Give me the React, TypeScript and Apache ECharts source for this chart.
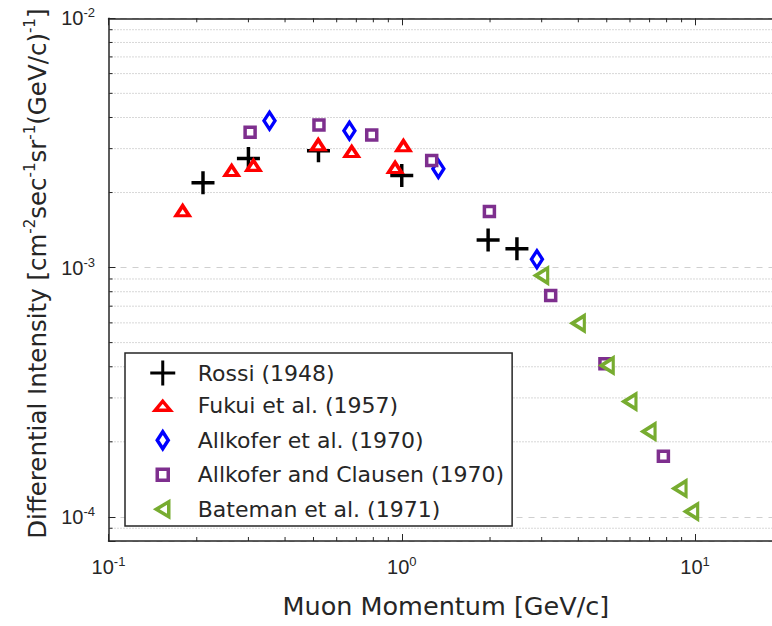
import React, { useEffect, useRef } from 'react';
import * as echarts from 'echarts';

// ---- data ----
const seriesNames = [
  'Rossi (1948)',
  'Fukui et al. (1957)',
  'Allkofer et al. (1970)',
  'Allkofer and Clausen (1970)',
  'Bateman et al. (1971)',
];

const rossiX = [0.21, 0.30, 0.52, 1.0, 1.97, 2.47];
const rossiY = [2.19e-3, 2.74e-3, 2.94e-3, 2.34e-3, 1.29e-3, 1.19e-3];

const fukuiX = [0.179, 0.263, 0.312, 0.519, 0.675, 0.949, 1.013];
const fukuiY = [1.69e-3, 2.45e-3, 2.57e-3, 3.11e-3, 2.92e-3, 2.52e-3, 3.08e-3];

const allkoferX = [0.354, 0.663, 1.333, 2.89];
const allkoferY = [3.88e-3, 3.54e-3, 2.49e-3, 1.08e-3];

const clausenX = [0.304, 0.522, 0.79, 1.265, 1.99, 3.22, 4.93, 7.8];
const clausenY = [3.49e-3, 3.73e-3, 3.4e-3, 2.69e-3, 1.68e-3, 7.72e-4, 4.11e-4, 1.75e-4];

const batemanX = [3.0, 4.0, 5.02, 6.0, 6.97, 8.89, 9.74];
const batemanY = [9.29e-4, 5.98e-4, 4.05e-4, 2.9e-4, 2.2e-4, 1.3e-4, 1.05e-4];

// minor tick positions of the log axes
const xMinorTicks = [0.2, 0.3, 0.4, 0.5, 0.6, 0.7, 0.8, 0.9, 2, 3, 4, 5, 6, 7, 8, 9];
const yMinorTicks = [
  9e-5,
  2e-4, 3e-4, 4e-4, 5e-4, 6e-4, 7e-4, 8e-4, 9e-4,
  2e-3, 3e-3, 4e-3, 5e-3, 6e-3, 7e-3, 8e-3, 9e-3,
];

const xRange = [0.1, 20];
const yRange = [8e-5, 1e-2];

// ---- styles ----
const TEXT = '#262626';
const TITLE_FONT = 'DejaVu Sans';
const TICK_FONT = 'Liberation Sans, Arial, sans-serif';
const STROKE = 3.5;

const zip = (xs: number[], ys: number[]) => xs.map((x, i) => [x, ys[i]]);

const PLUS = 'path://M0,8.5H8.5V0H11.5V8.5H20V11.5H11.5V20H8.5V11.5H0Z';

const powLabel = (v: number) => {
  const l = Math.log10(v);
  const e = Math.round(l);
  if (Math.abs(l - e) > 1e-6) return '';
  return `{b|10}{s|${e}}`;
};

const tickRich = {
  b: { fontFamily: TICK_FONT, fontSize: 20, lineHeight: 24, color: TEXT },
  s: { fontFamily: TICK_FONT, fontSize: 13, lineHeight: 12, verticalAlign: 'top', color: TEXT },
};

const titleRich = {
  b: { fontFamily: TITLE_FONT, fontSize: 24.5, lineHeight: 30, color: TEXT },
  s: { fontFamily: TITLE_FONT, fontSize: 15, lineHeight: 16, verticalAlign: 'top', color: TEXT },
};

const yTitle =
  '{b|Differential Intensity [cm}{s|-2}{b|sec}{s|-1}{b|sr}{s|-1}{b|(GeV/c)}{s|-1}{b|]}';

export default function App() {
  const ref = useRef<HTMLDivElement>(null);

  useEffect(() => {
    const chart = echarts.init(ref.current!, null, { renderer: 'svg' });

    const option: any = {
      animation: false,
      backgroundColor: '#fff',
      grid: { left: 108.5, top: 18.3, right: 16.7, bottom: 84.8, containLabel: false },
      legend: {
        orient: 'vertical',
        left: 125,
        top: 353,
        padding: [7, 8, 2, 23],
        itemGap: 5,
        itemWidth: 60,
        itemHeight: 26,
        borderColor: TEXT,
        borderWidth: 1.5,
        backgroundColor: '#fff',
        z: 10,
        selectedMode: false,
        textStyle: { fontFamily: TITLE_FONT, fontSize: 22, lineHeight: 26, color: TEXT },
        data: [
          {
            name: seriesNames[0],
            icon: 'path://M0,0M26,26M0.5,11.5H11.5V0.5H14.5V11.5H25.5V14.5H14.5V25.5H11.5V14.5H0.5Z',
            itemStyle: { borderWidth: 0 },
          },
          { name: seriesNames[1], icon: 'path://M0,0M26,26M13,8.5L20.5,17.5L5.5,17.5Z', itemStyle: { borderWidth: STROKE } },
          { name: seriesNames[2], icon: 'path://M0,0M26,26M13,4.5L18.5,13L13,21.5L7.5,13Z', itemStyle: { borderWidth: STROKE } },
          { name: seriesNames[3], icon: 'path://M0,0M26,26M7.5,7.5H18.5V18.5H7.5Z', itemStyle: { borderWidth: STROKE } },
          { name: seriesNames[4], icon: 'path://M0,0M26,26M6.5,13L19,5.5L19,20.5Z', itemStyle: { borderWidth: STROKE } },
        ],
      },
      xAxis: [
        {
          type: 'log',
          logBase: 10,
          min: xRange[0],
          max: xRange[1],
          position: 'bottom',
          axisLine: { lineStyle: { color: TEXT, width: 1.5 } },
          axisTick: { inside: true, length: 7, lineStyle: { color: TEXT, width: 1 } },
          axisLabel: { formatter: powLabel, margin: 14, color: TEXT, rich: tickRich },
          splitLine: { show: false },
          name: 'Muon Momentum [GeV/c]',
          nameLocation: 'middle',
          nameGap: 50,
          nameTextStyle: { fontFamily: TITLE_FONT, fontSize: 25.5, lineHeight: 30, color: TEXT },
        },
        {
          type: 'log',
          logBase: 10,
          min: xRange[0],
          max: xRange[1],
          position: 'top',
          axisLine: { lineStyle: { color: TEXT, width: 1.5 } },
          axisTick: { inside: true, length: 7, lineStyle: { color: TEXT, width: 1 } },
          axisLabel: { show: false },
          splitLine: { show: false },
        },
      ],
      yAxis: [
        {
          type: 'log',
          logBase: 10,
          min: yRange[0],
          max: yRange[1],
          axisLine: { lineStyle: { color: TEXT, width: 1.5 } },
          axisTick: { inside: true, length: 7, lineStyle: { color: TEXT, width: 1 } },
          axisLabel: { formatter: powLabel, margin: 13.5, color: TEXT, rich: tickRich },
          splitLine: { show: true, lineStyle: { color: '#cfcfcf', width: 1, type: [6, 6] } },
          name: yTitle,
          nameLocation: 'middle',
          nameRotate: 90,
          nameGap: 47,
          nameTextStyle: { rich: titleRich, padding: [0, 0, 0, 12] },
        },
      ],
      series: [
        {
          type: 'custom',
          name: 'yMinor',
          silent: true,
          z: 1,
          data: yMinorTicks.map((v) => [1, v]),
          renderItem: (params: any, api: any) => {
            const cs = params.coordSys;
            const p = api.coord([api.value(0), api.value(1)]);
            return {
              type: 'group',
              children: [
                {
                  type: 'line',
                  shape: { x1: cs.x, y1: p[1], x2: cs.x + cs.width, y2: p[1] },
                  style: { stroke: '#b0b0b0', lineWidth: 1, lineDash: [1, 2] },
                },
                {
                  type: 'line',
                  shape: { x1: cs.x, y1: p[1], x2: cs.x + 4, y2: p[1] },
                  style: { stroke: TEXT, lineWidth: 1 },
                },
              ],
            };
          },
        },
        {
          type: 'custom',
          name: 'xMinor',
          silent: true,
          z: 1,
          data: xMinorTicks.map((v) => [v, 1e-3]),
          renderItem: (params: any, api: any) => {
            const cs = params.coordSys;
            const p = api.coord([api.value(0), api.value(1)]);
            return {
              type: 'group',
              children: [
                {
                  type: 'line',
                  shape: { x1: p[0], y1: cs.y + cs.height, x2: p[0], y2: cs.y + cs.height - 4 },
                  style: { stroke: TEXT, lineWidth: 1 },
                },
                {
                  type: 'line',
                  shape: { x1: p[0], y1: cs.y, x2: p[0], y2: cs.y + 4 },
                  style: { stroke: TEXT, lineWidth: 1 },
                },
              ],
            };
          },
        },
        {
          name: seriesNames[0],
          type: 'scatter',
          z: 3,
          data: zip(rossiX, rossiY),
          symbol: PLUS,
          symbolSize: 23,
          itemStyle: { color: '#000', opacity: 1 },
        },
        {
          name: seriesNames[1],
          type: 'scatter',
          z: 3,
          data: zip(fukuiX, fukuiY),
          symbol: 'triangle',
          symbolSize: [13, 10],
          itemStyle: { color: '#fff', borderColor: '#ff0000', borderWidth: STROKE, opacity: 1 },
        },
        {
          name: seriesNames[2],
          type: 'scatter',
          z: 3,
          data: zip(allkoferX, allkoferY),
          symbol: 'diamond',
          symbolSize: [11, 17],
          itemStyle: { color: '#fff', borderColor: '#0000ff', borderWidth: STROKE, opacity: 1 },
        },
        {
          name: seriesNames[3],
          type: 'scatter',
          z: 3,
          data: zip(clausenX, clausenY),
          symbol: 'rect',
          symbolSize: 10,
          itemStyle: { color: '#fff', borderColor: '#7e2f8e', borderWidth: STROKE, opacity: 1 },
        },
        {
          name: seriesNames[4],
          type: 'scatter',
          z: 3,
          data: zip(batemanX, batemanY),
          symbol: 'triangle',
          symbolRotate: 90,
          symbolSize: [15, 12],
          itemStyle: { color: '#fff', borderColor: '#77ac30', borderWidth: STROKE, opacity: 1 },
        },
      ],
    };

    chart.setOption(option);
    return () => chart.dispose();
  }, []);

  return (
    <div
      style={{
        position: 'fixed',
        left: 0,
        top: 0,
        width: 772,
        height: 626,
        overflow: 'hidden',
        background: '#fff',
      }}
    >
      <div ref={ref} style={{ width: 800, height: 626 }} />
    </div>
  );
}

------------------------------------------------------------------------

Emit the lines of the material exactly, from its first line to the line containing "2.2e-4, 1.3e-4, 1.05e-4];", inclusive; leave every picture out.

__SOLUTION TO THIS EXERCISE__:
Give me the React, TypeScript and Apache ECharts source for this chart.
import React, { useEffect, useRef } from 'react';
import * as echarts from 'echarts';

// ---- data ----
const seriesNames = [
  'Rossi (1948)',
  'Fukui et al. (1957)',
  'Allkofer et al. (1970)',
  'Allkofer and Clausen (1970)',
  'Bateman et al. (1971)',
];

const rossiX = [0.21, 0.30, 0.52, 1.0, 1.97, 2.47];
const rossiY = [2.19e-3, 2.74e-3, 2.94e-3, 2.34e-3, 1.29e-3, 1.19e-3];

const fukuiX = [0.179, 0.263, 0.312, 0.519, 0.675, 0.949, 1.013];
const fukuiY = [1.69e-3, 2.45e-3, 2.57e-3, 3.11e-3, 2.92e-3, 2.52e-3, 3.08e-3];

const allkoferX = [0.354, 0.663, 1.333, 2.89];
const allkoferY = [3.88e-3, 3.54e-3, 2.49e-3, 1.08e-3];

const clausenX = [0.304, 0.522, 0.79, 1.265, 1.99, 3.22, 4.93, 7.8];
const clausenY = [3.49e-3, 3.73e-3, 3.4e-3, 2.69e-3, 1.68e-3, 7.72e-4, 4.11e-4, 1.75e-4];

const batemanX = [3.0, 4.0, 5.02, 6.0, 6.97, 8.89, 9.74];
const batemanY = [9.29e-4, 5.98e-4, 4.05e-4, 2.9e-4, 2.2e-4, 1.3e-4, 1.05e-4];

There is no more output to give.